= Problem statement =
Pictures stay out of the copy. Please reproduce only the lines between the one holding "Recreate this image" and the one holding "from bokeh.resources import INLINE", inclusive.

= Data for the task =
========================================

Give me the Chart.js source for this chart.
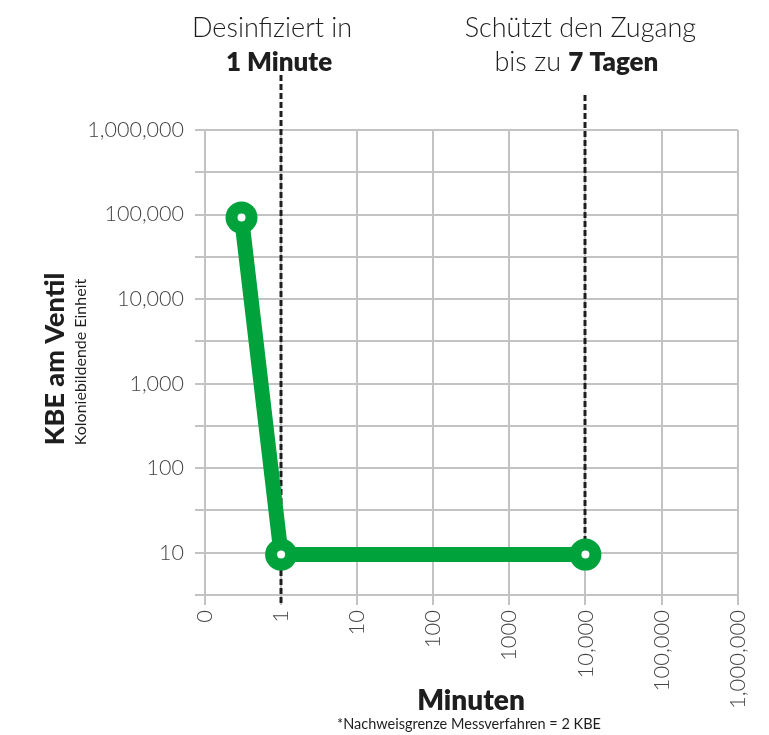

========================================

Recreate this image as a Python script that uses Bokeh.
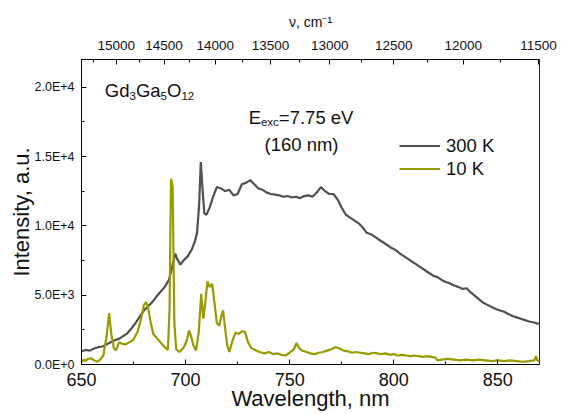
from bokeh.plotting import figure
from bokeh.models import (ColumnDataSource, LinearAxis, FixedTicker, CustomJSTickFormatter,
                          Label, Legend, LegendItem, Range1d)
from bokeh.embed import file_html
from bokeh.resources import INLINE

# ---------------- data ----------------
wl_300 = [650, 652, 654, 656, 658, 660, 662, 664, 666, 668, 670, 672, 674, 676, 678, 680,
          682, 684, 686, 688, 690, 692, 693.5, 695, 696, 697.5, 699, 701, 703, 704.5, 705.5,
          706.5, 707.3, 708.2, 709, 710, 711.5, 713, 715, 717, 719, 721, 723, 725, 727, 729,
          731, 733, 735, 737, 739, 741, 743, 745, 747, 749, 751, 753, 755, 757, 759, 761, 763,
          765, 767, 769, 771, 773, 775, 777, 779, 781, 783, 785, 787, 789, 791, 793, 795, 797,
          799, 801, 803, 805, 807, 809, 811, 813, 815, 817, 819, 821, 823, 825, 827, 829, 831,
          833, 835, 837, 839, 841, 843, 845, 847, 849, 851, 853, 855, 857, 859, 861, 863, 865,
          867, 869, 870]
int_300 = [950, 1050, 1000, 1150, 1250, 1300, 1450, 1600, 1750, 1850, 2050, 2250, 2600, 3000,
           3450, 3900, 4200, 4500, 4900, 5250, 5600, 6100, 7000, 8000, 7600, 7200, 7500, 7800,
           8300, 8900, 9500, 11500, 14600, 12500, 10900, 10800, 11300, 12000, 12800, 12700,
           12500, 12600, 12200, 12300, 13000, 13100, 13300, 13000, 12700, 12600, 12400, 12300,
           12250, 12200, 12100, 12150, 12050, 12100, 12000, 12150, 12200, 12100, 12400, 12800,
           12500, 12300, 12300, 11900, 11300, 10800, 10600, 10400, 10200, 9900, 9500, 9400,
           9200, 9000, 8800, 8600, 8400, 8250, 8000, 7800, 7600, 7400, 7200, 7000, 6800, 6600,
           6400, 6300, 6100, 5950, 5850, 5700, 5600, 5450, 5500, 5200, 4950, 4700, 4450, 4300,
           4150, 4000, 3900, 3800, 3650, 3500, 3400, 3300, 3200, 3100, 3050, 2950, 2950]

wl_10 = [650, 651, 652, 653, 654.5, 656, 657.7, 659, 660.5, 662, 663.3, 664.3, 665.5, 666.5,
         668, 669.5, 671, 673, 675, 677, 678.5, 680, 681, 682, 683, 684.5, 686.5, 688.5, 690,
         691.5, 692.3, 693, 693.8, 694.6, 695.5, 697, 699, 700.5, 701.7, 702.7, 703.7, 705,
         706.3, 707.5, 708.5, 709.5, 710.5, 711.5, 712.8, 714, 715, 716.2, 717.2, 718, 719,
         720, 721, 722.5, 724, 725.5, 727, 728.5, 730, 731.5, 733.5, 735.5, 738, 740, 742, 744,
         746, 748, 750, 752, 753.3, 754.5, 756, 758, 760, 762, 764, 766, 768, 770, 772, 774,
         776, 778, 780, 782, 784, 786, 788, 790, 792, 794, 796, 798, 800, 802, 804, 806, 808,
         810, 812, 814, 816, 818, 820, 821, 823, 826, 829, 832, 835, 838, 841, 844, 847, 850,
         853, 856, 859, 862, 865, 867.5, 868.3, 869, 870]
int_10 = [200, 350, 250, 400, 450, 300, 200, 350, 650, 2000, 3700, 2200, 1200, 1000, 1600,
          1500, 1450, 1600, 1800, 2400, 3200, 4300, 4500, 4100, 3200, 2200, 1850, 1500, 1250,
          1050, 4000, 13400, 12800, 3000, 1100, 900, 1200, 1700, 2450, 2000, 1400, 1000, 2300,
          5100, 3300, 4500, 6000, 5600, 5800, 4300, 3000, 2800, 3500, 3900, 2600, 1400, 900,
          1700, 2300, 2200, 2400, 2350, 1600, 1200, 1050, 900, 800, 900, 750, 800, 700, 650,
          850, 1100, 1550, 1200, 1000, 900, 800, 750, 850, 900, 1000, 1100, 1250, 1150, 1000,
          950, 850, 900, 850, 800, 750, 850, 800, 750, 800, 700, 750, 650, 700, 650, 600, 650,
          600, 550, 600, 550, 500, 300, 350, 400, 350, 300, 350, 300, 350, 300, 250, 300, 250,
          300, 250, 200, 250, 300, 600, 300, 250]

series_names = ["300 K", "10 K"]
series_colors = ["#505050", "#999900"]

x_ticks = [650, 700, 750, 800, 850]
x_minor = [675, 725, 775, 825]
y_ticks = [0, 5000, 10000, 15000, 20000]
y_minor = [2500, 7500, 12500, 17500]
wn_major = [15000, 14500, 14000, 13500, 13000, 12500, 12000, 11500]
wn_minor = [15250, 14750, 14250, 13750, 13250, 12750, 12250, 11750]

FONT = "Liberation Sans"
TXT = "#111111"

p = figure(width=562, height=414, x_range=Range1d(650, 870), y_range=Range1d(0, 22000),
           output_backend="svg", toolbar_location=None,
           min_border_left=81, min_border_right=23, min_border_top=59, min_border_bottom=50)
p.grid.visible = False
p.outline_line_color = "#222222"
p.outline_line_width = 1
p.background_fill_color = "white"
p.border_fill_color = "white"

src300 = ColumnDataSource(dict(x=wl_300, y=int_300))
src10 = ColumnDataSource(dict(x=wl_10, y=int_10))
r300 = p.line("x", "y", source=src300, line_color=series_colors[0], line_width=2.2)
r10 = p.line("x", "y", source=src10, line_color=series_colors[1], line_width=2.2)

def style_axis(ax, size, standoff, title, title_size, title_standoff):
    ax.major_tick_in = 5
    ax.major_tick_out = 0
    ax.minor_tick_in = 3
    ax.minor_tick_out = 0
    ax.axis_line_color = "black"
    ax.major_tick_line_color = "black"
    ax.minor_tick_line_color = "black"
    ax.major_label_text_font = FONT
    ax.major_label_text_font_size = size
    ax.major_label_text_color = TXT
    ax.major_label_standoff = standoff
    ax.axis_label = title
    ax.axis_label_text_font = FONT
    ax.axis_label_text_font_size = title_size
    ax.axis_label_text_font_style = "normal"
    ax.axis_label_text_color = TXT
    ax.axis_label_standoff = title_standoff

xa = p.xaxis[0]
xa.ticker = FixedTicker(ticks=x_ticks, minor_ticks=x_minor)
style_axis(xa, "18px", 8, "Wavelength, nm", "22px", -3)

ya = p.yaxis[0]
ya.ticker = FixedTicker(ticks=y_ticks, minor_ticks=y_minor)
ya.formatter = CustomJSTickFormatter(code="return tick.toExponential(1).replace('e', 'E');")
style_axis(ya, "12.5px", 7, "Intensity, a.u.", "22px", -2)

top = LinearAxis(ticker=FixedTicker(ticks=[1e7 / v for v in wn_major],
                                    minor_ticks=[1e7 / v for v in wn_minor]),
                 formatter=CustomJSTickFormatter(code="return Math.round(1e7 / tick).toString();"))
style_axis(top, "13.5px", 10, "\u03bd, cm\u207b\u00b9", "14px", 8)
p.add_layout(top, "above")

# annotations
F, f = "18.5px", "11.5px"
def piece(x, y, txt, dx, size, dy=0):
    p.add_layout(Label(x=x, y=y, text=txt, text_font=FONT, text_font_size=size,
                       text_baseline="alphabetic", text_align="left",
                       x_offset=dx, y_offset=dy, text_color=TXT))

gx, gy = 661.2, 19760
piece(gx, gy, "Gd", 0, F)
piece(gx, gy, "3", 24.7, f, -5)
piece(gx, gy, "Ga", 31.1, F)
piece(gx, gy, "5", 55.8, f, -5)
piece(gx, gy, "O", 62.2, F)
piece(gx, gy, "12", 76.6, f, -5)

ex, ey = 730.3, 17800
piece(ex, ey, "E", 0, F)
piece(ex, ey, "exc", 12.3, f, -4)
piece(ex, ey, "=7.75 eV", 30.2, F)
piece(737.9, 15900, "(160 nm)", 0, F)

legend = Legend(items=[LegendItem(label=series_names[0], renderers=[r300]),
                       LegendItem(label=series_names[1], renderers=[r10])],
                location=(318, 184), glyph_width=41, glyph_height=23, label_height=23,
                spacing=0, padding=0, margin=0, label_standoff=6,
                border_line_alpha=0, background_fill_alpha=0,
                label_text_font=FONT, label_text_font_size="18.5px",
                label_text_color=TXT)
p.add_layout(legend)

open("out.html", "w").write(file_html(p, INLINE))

========================================

= Task solution =
Recreate this image as a Python script that uses Bokeh.
from bokeh.plotting import figure
from bokeh.models import (ColumnDataSource, LinearAxis, FixedTicker, CustomJSTickFormatter,
                          Label, Legend, LegendItem, Range1d)
from bokeh.embed import file_html
from bokeh.resources import INLINE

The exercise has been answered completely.